The pullout of the Spanish troops before the Americans' talks with Imam Muktad or during them will cast a bright light on acute contradictions in the occupation forces and greatly weaken Washington's negotiating stand.

Though Zapatero's decision is a logical implementation of his election programme, there is one thing that could quicken his step. As the situation in Iraq is deteriorating dramatically, Madrid, just as the other European allies of the USA, is coming to see more clearly that the war in Iraq and the war against international terrorism are two different and unconnected wars. Moreover, the former is hindering the latter by drawing military and financial resources from it. Besides, al-Qaeda got in Iraq a wonderful geographic bridgehead for terrorists of all stripes and an ideological pretext - protection of the country from foreign occupation.

It was al-Qaeda and not Iraq that attacked the USA on September 11, 2001. The international terrorist army has not been routed to this day and Osama bin laden is still at large. However, less than two months after the attack on the Twin Towers and the Pentagon, President Bush, who seemed to have forgotten who organised the crimes, ordered the Pentagon chief Donald Rumsfeld to draw a war plan against Iraq. Famous Washington journalist Bob Woodward, one of the investigators of the Watergate scandal, provides secret details in his recent book, "Plan of Attack."

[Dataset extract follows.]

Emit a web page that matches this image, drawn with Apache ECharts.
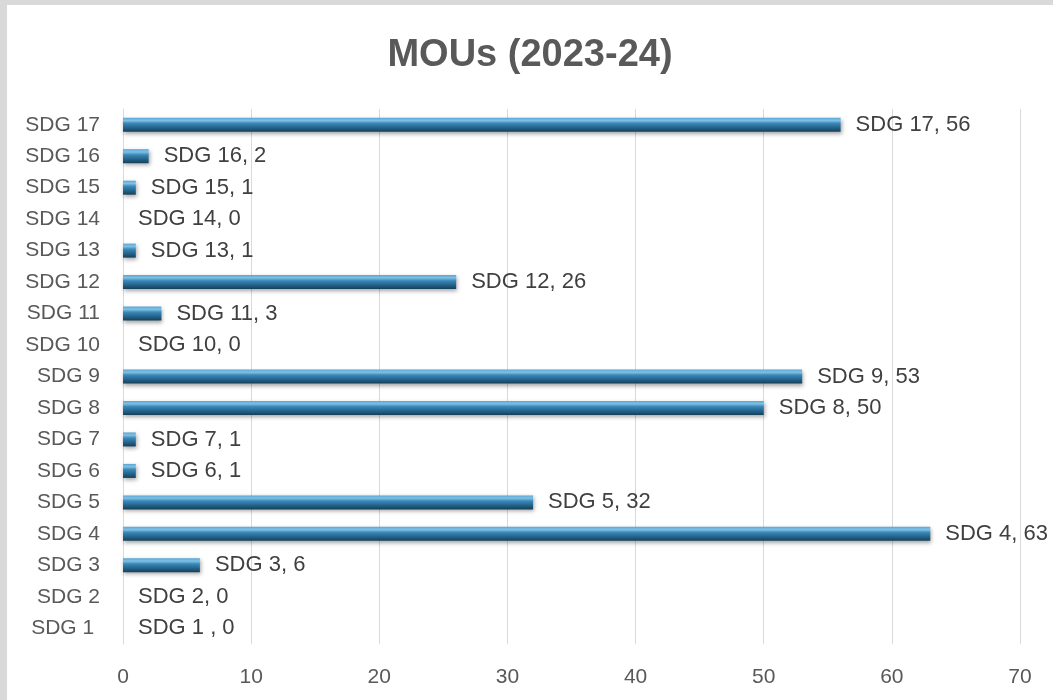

He writes that the attack against Iraq was planned in absolute secrecy, including from Colin Powell and Condoleezza Rice. A group of neo-conservatives, who suggested the idea of the Iraqi war to the president, clearly did not hope to convince the State Secretary and the National Security Adviser about a connection between Saddam Hussein and bin Laden.

The reaction of the US brass hats to the war order is highly indicative: Woodward writes in his book that Gen. Tom Franks, then head of the US Central Command and the Afghan operation, swore openly.

Woodward claims that Bush made the final decision on the attack on Iraq in January 2003, though the UN inspection was in full swing and the Security Council was still waiting for its results. But barely a month later, in March 2003, the US president said publicly that the question of the potential use of force against Iraq had not been decided.

The journalist provides in his book a verbatim record of a conversation between Vice President Richard Cheney and Saudi Ambassador to the USA Prince Bandar bin Sultan, whom the Americans had to notify in advance of the forthcoming military operation against Iraq.

The Ambassador asked what would happen to Saddam Hussein. The Vice President replied: "Once we start, Saddam is toast."

These are vital details that show how secretly the Iraqi war was planned even in the US administration. It matured in a cocoon of lies as a military operation whose aims were opposite to the goals of counter-terrorist struggle.

The withdrawal of Spain from Iraq is a vivid example of an ally seeing the light and this example can encourage other partners, who had been drawn into Washington's fallacious plan, to follow suit.